In June 2004, the International Finance Corporation approved the creation of the Mozambique SME Initiative, a $12 million program supported by the Swiss and Finnish Governments. MSI provides financing and technical assistance to SMEs and aims to build the Mozambican economy's "missing middle" targeting local firms with pre-investment net worth of $50,000 to $500,000 equivalent and annual revenues between $100,000 and $2 million equivalent. It will provide them with long-term funding of up to $1 million, hands-on partnership, and support in key business functions, including marketing, management, human resources, and information technology.

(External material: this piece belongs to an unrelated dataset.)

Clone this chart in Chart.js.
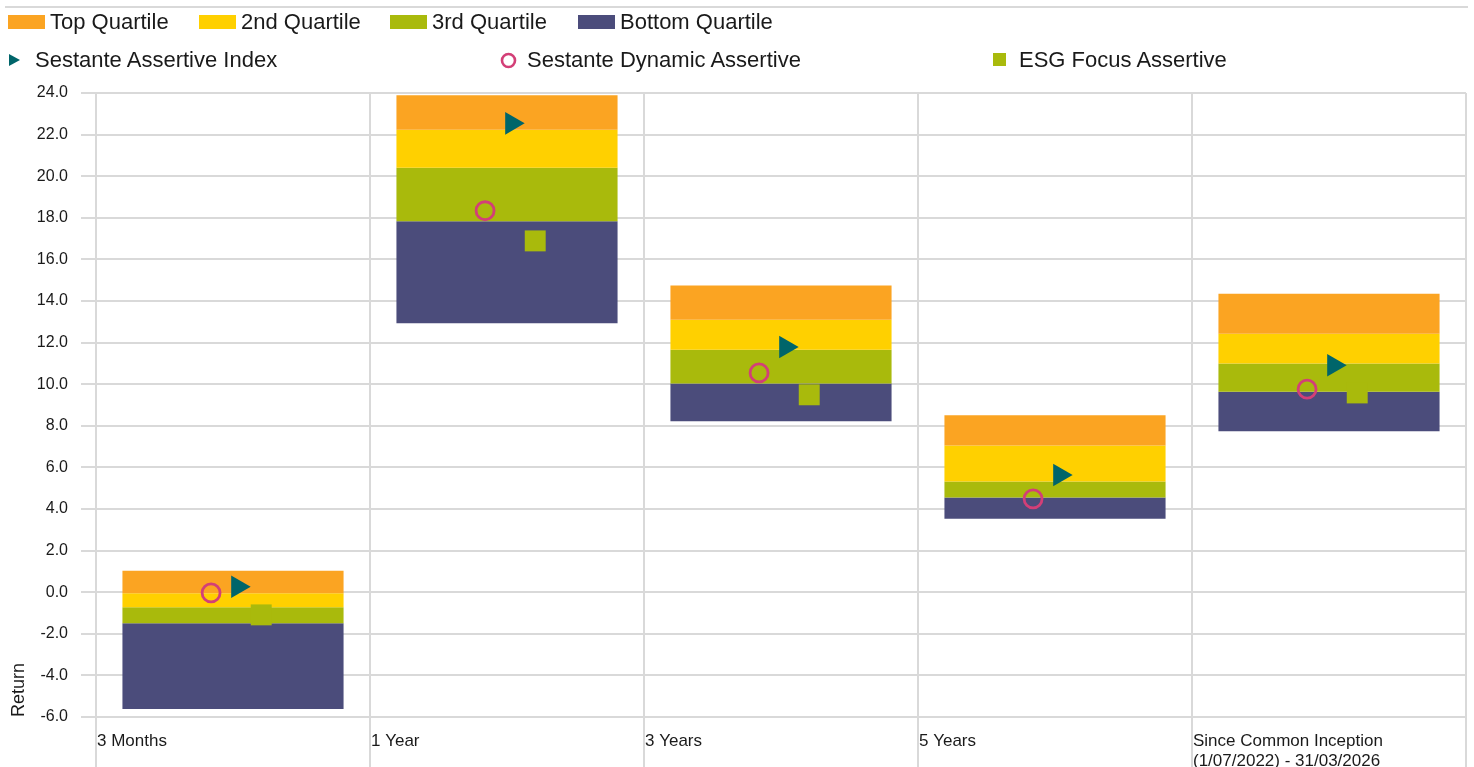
<!DOCTYPE html>
<html>
<head>
<meta charset="utf-8">
<script src="https://cdn.jsdelivr.net/npm/chart.js@4/dist/chart.umd.min.js"></script>
<style>
  html, body { margin: 0; padding: 0; background: #fff; }
  #wrap { position: relative; width: 1474px; height: 767px; font-family: "Liberation Sans", Arial, sans-serif; color: #1a1a1a; }
  #wrap canvas { position: absolute; left: 0; top: 0; }
  .rule { position: absolute; left: 5px; top: 6px; width: 1463px; height: 2px; background: #d9d9d9; }
  .item { position: absolute; height: 26px; line-height: 26px; font-size: 22px; white-space: nowrap; }
  .item .sw { position: absolute; }
  .item span { position: absolute; top: 0; }
</style>
</head>
<body>
<div id="wrap">
  <canvas id="chart" width="1474" height="767"></canvas>
  <div class="rule"></div>
  <div id="legend"></div>
</div>
<script>
// categories (periods)
var periods = ['3 Months', '1 Year', '3 Years', '5 Years', ['Since Common Inception', '(1/07/2022) - 31/03/2026']];

// peer group quartile boundaries
var maxValues      = [1.03, 23.89, 14.75, 8.51, 14.35];
var upperQuartile  = [-0.05, 22.23, 13.10, 7.05, 12.43];
var medianValues   = [-0.72, 20.41, 11.66, 5.32, 10.99];
var lowerQuartile  = [-1.49, 17.83, 10.03, 4.55, 9.64];
var minValues      = [-5.62, 12.93, 8.22, 3.53, 7.74];

// funds
var assertiveIndex   = [0.26, 22.54, 11.79, 5.64, 10.91];
var dynamicAssertive = [-0.03, 18.34, 10.54, 4.49, 9.76];
var esgFocus         = [-1.09, 16.89, 9.49, null, 9.58];

var yTicks = { min: -6, max: 24, step: 2 };

var colors = {
  top: '#FBA422', second: '#FFD000', third: '#A9BA0C', bottom: '#4B4C7B',
  index: '#00656A', dynamic: '#D33F77', esg: '#A9BA0C', grid: '#d9d9d9'
};

function pairs(lo, hi) {
  return lo.map(function(v, i) { return [v, hi[i]]; });
}
// marker x placed within the category slot
function points(vals, shift) {
  return vals.map(function(v, i) { return { x: i + shift, y: v }; });
}

// html legend
var legendItems = [
  { label: 'Top Quartile', color: colors.top, left: 8, top: 9, kind: 'box' },
  { label: '2nd Quartile', color: colors.second, left: 199, top: 9, kind: 'box' },
  { label: '3rd Quartile', color: colors.third, left: 390, top: 9, kind: 'box' },
  { label: 'Bottom Quartile', color: colors.bottom, left: 578, top: 9, kind: 'box' },
  { label: 'Sestante Assertive Index', color: colors.index, left: 8, top: 47, kind: 'tri' },
  { label: 'Sestante Dynamic Assertive', color: colors.dynamic, left: 500, top: 47, kind: 'circle' },
  { label: 'ESG Focus Assertive', color: colors.esg, left: 992, top: 47, kind: 'square' }
];
var legendEl = document.getElementById('legend');
legendItems.forEach(function(it) {
  var d = document.createElement('div');
  d.className = 'item';
  d.style.left = it.left + 'px';
  d.style.top = it.top + 'px';
  var sw = '';
  var textLeft = 27;
  if (it.kind === 'box') {
    sw = '<div class="sw" style="left:0;top:6px;width:37px;height:14px;background:' + it.color + '"></div>';
    textLeft = 42;
  } else if (it.kind === 'tri') {
    sw = '<svg class="sw" style="left:1px;top:7px" width="12" height="12"><polygon points="0,0 11,6 0,12" fill="' + it.color + '"/></svg>';
  } else if (it.kind === 'circle') {
    sw = '<svg class="sw" style="left:0;top:5px" width="17" height="17"><circle cx="8.5" cy="8.5" r="6.5" fill="none" stroke="' + it.color + '" stroke-width="2.6"/></svg>';
  } else {
    sw = '<div class="sw" style="left:1px;top:6px;width:13px;height:13px;background:' + it.color + '"></div>';
  }
  d.innerHTML = sw + '<span style="left:' + textLeft + 'px">' + it.label + '</span>';
  legendEl.appendChild(d);
});

function noPad(s) { s.paddingLeft = 0; s.paddingRight = 0; s.paddingTop = 0; s.paddingBottom = 0; }

var ctx = document.getElementById('chart').getContext('2d');
var chart = new Chart(ctx, {
  type: 'bar',
  data: {
    labels: periods,
    datasets: [
      { type: 'scatter', label: 'Sestante Assertive Index', data: points(assertiveIndex, 0.017), xAxisID: 'xm', order: 0,
        pointStyle: 'triangle', rotation: 90, pointRadius: 13, backgroundColor: colors.index, borderWidth: 0 },
      { type: 'scatter', label: 'Sestante Dynamic Assertive', data: points(dynamicAssertive, -0.080), xAxisID: 'xm', order: 0,
        pointStyle: 'circle', pointRadius: 9, backgroundColor: 'rgba(0,0,0,0)', borderColor: colors.dynamic, borderWidth: 2.8 },
      { type: 'scatter', label: 'ESG Focus Assertive', data: points(esgFocus, 0.103), xAxisID: 'xm', order: 0,
        pointStyle: 'rect', pointRadius: 14.8, backgroundColor: colors.esg, borderWidth: 0 },
      { label: 'Top Quartile', data: pairs(upperQuartile, maxValues), backgroundColor: colors.top, order: 1 },
      { label: '2nd Quartile', data: pairs(medianValues, upperQuartile), backgroundColor: colors.second, order: 1 },
      { label: '3rd Quartile', data: pairs(lowerQuartile, medianValues), backgroundColor: colors.third, order: 1 },
      { label: 'Bottom Quartile', data: pairs(minValues, lowerQuartile), backgroundColor: colors.bottom, order: 1 }
    ]
  },
  options: {
    responsive: false,
    animation: false,
    events: [],
    layout: { autoPadding: false, padding: { left: 0, right: 8, top: 93, bottom: 0 } },
    datasets: { bar: { categoryPercentage: 1, barPercentage: 0.807, grouped: false } },
    plugins: { legend: { display: false }, tooltip: { enabled: false } },
    scales: {
      x: {
        type: 'category',
        stacked: true,
        offset: true,
        border: { display: false },
        grid: { offset: true, color: colors.grid, lineWidth: 2, tickLength: 50 },
        ticks: {
          align: 'start', labelOffset: -136, padding: -36, autoSkip: false, maxRotation: 0,
          color: '#1a1a1a', font: { family: 'Liberation Sans', size: 17, lineHeight: 1.2 }
        },
        afterFit: function(s) { s.height = 50; noPad(s); }
      },
      xm: {
        type: 'linear', display: false, offset: false, grid: { offset: false },
        min: -0.5, max: periods.length - 0.5,
        afterFit: function(s) { s.height = 0; noPad(s); }
      },
      y: {
        min: yTicks.min, max: yTicks.max,
        border: { display: false },
        grid: { color: colors.grid, lineWidth: 2, tickLength: 15 },
        ticks: {
          stepSize: yTicks.step, padding: 13, color: '#1a1a1a',
          font: { family: 'Liberation Sans', size: 16 },
          callback: function(v) { return v.toFixed(1); }
        },
        title: {
          display: true, text: 'Return', align: 'start', color: '#1a1a1a',
          font: { family: 'Liberation Sans', size: 18 }, padding: { top: 8, bottom: 0 }
        },
        afterFit: function(s) { s.width = 96; noPad(s); }
      }
    }
  }
});
</script>
</body>
</html>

Mozambique's largest population (17.7 millions) and low per capita GDP ($220 a year) require the country to work on many fronts fight deep-rooted poverty. Sound economic management has brought encouraging results in recent years, including high sustained annual average economic growth of 9 percent, and foreign investments in flowing to a few high-visibility projects. But many needs remain.
Several effective programs already serve microenterprises, the most basic level of the local private sector and the only employment options for many of the poor. But there are enormous unmet needs at the next level.
These business can do many things microentreprises cannot: generate new tax revenues, export their products, join together to form competitive local industries and more, They can also offer workers longer-lasting and better-paying jobs, as well as opportunities for training, potential for career advancement, health and safety protections in the workplace, and pension and insurance benefits. In almost every country that has substantially reduced poverty and created a sound middle class, the local SME sector has played a critical role.
Today, however, three key factors keep Mozambique entrepreneurs from doing all they could to create employment and share the benefits of growth more widely through the economy: a complex, bureaucratic business environment; a near-total lack of financing from local banks; and difficulty obtaining necessary technical assistance.
Run from IFC's Maputo office, the initiative is working to build a portfolio of viable client companies, whose improved client operational and financial results over the next five years should in turn stimulate interest from new investors in the country's SMEs. It is the latest in a long series of SME partnership between donor partners and IFC, in an organization whose strong implementation capacity derives from more than 600 full-time small business development specialists in the field worldwide and a Washington-based headquarters staff with expertise in business and finance as well as development. Switzerland and Finland are also contributing resources to the initiative, with others expected to join in the near future.